No, he wasn’t the technical brain behind the Apple I and Apple II. Steve Wozniak was the one who can largely be credited with actually building those computers. But without Steve Jobs’ vision and input, the Apple I would not have been much more than a hacker’s hobby – if it ever came to fruition at all. It would have been just another footnote in the history of technology as many computer kits from that era were. It was Steve Jobs’ uncompromising view of a computer that average people could use that created the Apple II, the world’s first practical personal computer that truly ignited the personal computer revolution. Without Apple’s huge influence in creating this runaway market, the IBM PC would not have happened in the way it did. Without Steve Jobs, the PC industry would have been completely different. Even Microsoft owes its success to the genius of Jobs.
True, he didn’t invent the graphical user interface nor the computer mouse. But while those technologies were languishing unrealized in research labs – research labs of companies that didn’t have the vision to bring them to market – Steve Jobs saw the future. He envisioned a “computer for the rest of us” and set out to make it happen. While the technology industry at first derided the Macintosh as a toy, they eventually adopted the main elements of the Macintosh themselves.
The iPod wasn’t the first digital music player, nor was it necessarily the one with the best technical specifications. But it was the most consumer-friendly device and users flocked to it. If Steve Jobs had stopped there, the legacy of the iPod was that it changed the music industry forever. And that may have been enough for most people.

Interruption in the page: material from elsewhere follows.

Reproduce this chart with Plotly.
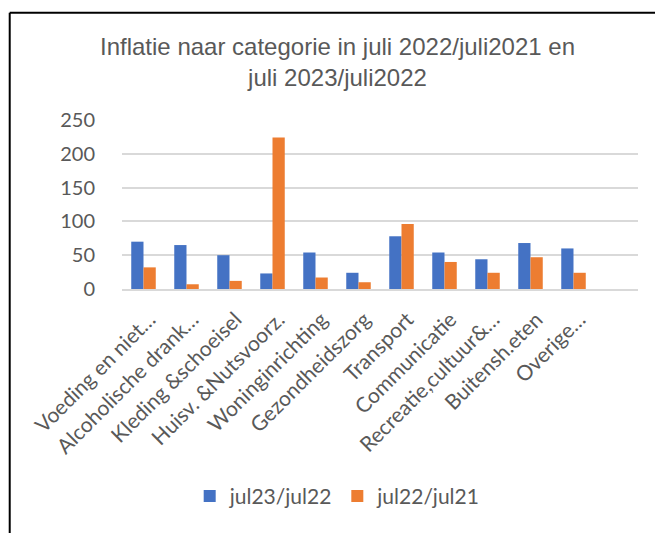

But Jobs wasn’t done. He recognized that mobility was the next evolution in the personal computer. While most technology “experts” thought Apple was crazy to introduce a phone in 2007, Apple did anyway and completely changed the world – again. But the iPhone was just the first punch in a technology one-two combination. As I recently uncovered, his vision for computing as far back as 1983 was for a “book” device. The iPad was Jobs’ real masterpiece. If the iPhone kickstarted The New World of Technology, the iPad entrenched it – and started closing the door on the PC era.
There is a distinction between leadership and management that many people don’t understand. Leaders provide the vision and set the direction of their organization. Managers carry out the mission that the leaders have defined. Steve Jobs was a visionary. Steve Jobs was a true leader. It is largely irrelevant that Jobs’ wasn’t the first to think of some idea or that he didn’t actually build the devices himself. He put the wheels in motion and steered the ship in the direction that he wanted it to go. Which was often a direction where others didn’t have the foresight or guts to go. Plus his uncompromising attention to detail created products that were more than just good enough. Steve Jobs wanted “insanely great” products and that is what he made sure his company delivered. That uncommon vision is why Apple is the world’s most valuable company today.
While others could talk about futuristic devices or make cardboard mock-ups or design movie props, Steve Jobs made them real. That is his legacy and we are all in his debt for his accomplishments.